Tuesday, February 8, 2011

Tips for budgeting QA hours

Sometimes for QA it gets difficult to budget and track the QA hours as a person can spend enormous amount of time retesting the defects and performing regression if any. We can take ,as an example, a web application with 50 use cases.

What are some tips for budgeting QA hours?

  • Past history is a good indication of future performance. How long did the last regression take?

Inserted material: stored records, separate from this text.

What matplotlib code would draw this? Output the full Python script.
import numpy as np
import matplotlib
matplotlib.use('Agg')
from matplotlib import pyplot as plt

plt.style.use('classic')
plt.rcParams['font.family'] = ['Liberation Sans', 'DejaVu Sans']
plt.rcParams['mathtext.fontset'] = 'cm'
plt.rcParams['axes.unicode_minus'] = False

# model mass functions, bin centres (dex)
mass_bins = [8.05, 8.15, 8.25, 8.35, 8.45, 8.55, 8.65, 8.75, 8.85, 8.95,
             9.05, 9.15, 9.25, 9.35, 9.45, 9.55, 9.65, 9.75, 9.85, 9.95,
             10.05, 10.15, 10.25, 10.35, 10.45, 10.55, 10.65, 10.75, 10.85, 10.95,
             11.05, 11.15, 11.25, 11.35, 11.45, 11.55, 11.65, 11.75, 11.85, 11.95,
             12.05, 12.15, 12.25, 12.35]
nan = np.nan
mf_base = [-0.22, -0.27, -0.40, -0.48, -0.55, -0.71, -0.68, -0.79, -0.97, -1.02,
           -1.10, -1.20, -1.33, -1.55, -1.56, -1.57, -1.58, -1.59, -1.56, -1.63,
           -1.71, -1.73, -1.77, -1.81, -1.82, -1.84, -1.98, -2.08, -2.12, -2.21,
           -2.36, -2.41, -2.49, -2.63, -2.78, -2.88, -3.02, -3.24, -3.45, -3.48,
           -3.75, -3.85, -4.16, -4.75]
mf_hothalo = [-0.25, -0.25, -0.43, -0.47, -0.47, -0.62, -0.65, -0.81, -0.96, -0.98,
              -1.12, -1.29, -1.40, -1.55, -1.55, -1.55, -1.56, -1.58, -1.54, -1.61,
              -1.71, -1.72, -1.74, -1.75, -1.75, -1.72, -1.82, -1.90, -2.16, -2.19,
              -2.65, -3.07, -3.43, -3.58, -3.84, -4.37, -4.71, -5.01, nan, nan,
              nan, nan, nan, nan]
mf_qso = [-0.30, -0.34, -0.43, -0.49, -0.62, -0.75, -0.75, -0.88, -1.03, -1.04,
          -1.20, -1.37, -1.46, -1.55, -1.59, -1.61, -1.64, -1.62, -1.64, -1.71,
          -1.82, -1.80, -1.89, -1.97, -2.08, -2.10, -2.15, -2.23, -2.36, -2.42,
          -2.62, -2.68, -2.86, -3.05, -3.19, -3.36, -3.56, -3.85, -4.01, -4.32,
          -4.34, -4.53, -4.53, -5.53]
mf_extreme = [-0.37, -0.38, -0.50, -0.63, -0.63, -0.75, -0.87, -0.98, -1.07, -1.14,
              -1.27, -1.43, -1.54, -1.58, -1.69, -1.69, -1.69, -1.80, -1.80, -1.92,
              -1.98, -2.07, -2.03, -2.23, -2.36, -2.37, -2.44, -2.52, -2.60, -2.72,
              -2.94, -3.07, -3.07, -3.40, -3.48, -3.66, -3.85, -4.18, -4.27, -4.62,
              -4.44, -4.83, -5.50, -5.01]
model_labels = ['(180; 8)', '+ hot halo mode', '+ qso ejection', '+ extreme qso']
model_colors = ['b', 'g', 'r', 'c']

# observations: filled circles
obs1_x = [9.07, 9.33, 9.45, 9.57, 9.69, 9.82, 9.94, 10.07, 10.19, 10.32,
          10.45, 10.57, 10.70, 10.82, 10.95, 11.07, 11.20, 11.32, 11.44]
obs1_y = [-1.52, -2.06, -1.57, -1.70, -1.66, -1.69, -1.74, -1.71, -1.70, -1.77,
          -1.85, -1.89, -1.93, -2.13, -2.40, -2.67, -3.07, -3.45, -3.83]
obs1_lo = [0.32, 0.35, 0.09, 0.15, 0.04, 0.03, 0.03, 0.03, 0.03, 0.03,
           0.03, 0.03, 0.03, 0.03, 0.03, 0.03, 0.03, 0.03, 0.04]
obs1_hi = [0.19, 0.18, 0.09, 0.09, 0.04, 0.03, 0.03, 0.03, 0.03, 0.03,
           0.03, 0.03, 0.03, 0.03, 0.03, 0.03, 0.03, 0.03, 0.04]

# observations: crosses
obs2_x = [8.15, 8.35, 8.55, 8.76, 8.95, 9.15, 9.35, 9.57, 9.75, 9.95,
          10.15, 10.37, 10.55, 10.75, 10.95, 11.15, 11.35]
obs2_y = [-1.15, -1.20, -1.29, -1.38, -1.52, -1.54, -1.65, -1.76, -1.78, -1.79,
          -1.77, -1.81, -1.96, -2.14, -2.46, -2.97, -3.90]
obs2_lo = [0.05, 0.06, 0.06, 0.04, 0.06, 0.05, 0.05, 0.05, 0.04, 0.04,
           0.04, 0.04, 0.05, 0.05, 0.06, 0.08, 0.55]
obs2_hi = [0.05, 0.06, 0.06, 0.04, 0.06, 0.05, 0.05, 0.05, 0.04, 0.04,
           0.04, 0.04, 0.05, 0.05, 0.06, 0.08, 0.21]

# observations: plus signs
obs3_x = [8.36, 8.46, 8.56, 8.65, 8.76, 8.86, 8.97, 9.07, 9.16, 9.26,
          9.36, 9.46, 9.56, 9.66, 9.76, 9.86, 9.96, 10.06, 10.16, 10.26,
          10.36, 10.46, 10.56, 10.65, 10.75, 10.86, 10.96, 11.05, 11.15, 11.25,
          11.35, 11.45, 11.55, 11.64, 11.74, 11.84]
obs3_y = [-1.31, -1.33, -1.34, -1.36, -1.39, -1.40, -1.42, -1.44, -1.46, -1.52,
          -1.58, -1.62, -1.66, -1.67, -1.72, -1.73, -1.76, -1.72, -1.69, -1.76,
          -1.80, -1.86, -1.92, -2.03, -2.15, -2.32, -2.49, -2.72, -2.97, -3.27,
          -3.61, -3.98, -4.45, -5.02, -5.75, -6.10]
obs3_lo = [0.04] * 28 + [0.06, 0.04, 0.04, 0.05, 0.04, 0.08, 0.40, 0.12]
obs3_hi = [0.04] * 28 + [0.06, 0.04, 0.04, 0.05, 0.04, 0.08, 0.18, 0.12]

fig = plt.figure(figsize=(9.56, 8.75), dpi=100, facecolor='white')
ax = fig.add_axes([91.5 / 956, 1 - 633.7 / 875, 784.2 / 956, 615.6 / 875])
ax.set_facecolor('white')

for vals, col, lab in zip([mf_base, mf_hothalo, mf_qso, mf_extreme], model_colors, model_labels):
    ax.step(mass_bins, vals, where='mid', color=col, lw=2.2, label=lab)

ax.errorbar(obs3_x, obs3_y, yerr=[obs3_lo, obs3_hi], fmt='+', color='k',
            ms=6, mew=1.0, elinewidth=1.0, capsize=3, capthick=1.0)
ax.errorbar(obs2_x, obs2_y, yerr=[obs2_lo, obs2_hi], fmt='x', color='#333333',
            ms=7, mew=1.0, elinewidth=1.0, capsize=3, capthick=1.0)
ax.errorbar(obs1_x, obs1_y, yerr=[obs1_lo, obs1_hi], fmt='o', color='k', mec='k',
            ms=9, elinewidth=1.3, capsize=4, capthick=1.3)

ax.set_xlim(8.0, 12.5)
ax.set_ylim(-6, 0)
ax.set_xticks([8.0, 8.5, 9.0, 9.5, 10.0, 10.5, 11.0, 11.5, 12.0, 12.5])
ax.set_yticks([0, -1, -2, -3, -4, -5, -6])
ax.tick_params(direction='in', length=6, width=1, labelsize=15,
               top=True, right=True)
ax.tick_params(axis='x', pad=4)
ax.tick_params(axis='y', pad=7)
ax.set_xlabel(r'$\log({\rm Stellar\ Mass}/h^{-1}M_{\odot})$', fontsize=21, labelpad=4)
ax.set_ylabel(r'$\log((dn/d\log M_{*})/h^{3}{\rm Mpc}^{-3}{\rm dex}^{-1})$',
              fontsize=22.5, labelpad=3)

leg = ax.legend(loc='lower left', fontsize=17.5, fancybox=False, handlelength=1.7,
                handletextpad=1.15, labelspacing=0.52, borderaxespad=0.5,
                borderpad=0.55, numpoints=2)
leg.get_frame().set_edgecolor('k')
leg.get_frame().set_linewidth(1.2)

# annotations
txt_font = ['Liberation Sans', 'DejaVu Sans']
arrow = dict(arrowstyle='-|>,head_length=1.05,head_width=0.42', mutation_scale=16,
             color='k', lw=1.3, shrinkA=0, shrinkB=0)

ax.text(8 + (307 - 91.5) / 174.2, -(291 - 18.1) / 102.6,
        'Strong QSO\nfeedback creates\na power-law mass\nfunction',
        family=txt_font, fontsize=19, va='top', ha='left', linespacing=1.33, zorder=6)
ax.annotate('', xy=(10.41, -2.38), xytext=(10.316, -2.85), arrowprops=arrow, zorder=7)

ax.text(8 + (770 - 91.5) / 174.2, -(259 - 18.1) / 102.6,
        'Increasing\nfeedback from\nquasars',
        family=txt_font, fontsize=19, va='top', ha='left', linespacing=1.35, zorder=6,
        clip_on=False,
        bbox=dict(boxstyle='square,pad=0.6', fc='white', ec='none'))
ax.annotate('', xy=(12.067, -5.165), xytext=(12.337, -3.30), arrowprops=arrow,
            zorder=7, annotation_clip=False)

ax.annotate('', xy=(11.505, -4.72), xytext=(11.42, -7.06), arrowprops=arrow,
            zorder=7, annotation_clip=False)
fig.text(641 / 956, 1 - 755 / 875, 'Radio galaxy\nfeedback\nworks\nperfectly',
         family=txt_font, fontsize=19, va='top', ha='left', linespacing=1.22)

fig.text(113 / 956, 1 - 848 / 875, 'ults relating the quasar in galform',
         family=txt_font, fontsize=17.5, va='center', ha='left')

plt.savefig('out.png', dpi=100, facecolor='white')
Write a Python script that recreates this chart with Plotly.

    Chanakya : I think regression grows with the new functionalities in application. Whereas defects and data preparation for retesting takes time
    From tloach
  • Ideally there would be some empirical data to use a estimate

    • How are QA's recording an execution of a use case?
    • If they are not logging test execution time then they probably should be.
    • I always suggest that setup time/actual test execution time is recorded as this will then take in into account any interruptions a QA has during the test execution an provides a more realistic measure. (i.e. it may be a 5 minute use case to execute but if your QA is getting interrupted evry 5 minutes, using the estimated execution time is useless asa guide)

    Hope this helps

    From Dean
  • Check out Evidence Based Scheduling. Admittedly it is geared towards developing the feature in the first place, but there is truth to knowing how much more you have to do and how reliable to code is to begin with. Some of the tasks in the schedule can be how long it took to perform the last regression test or how long it took to develop the unit tests.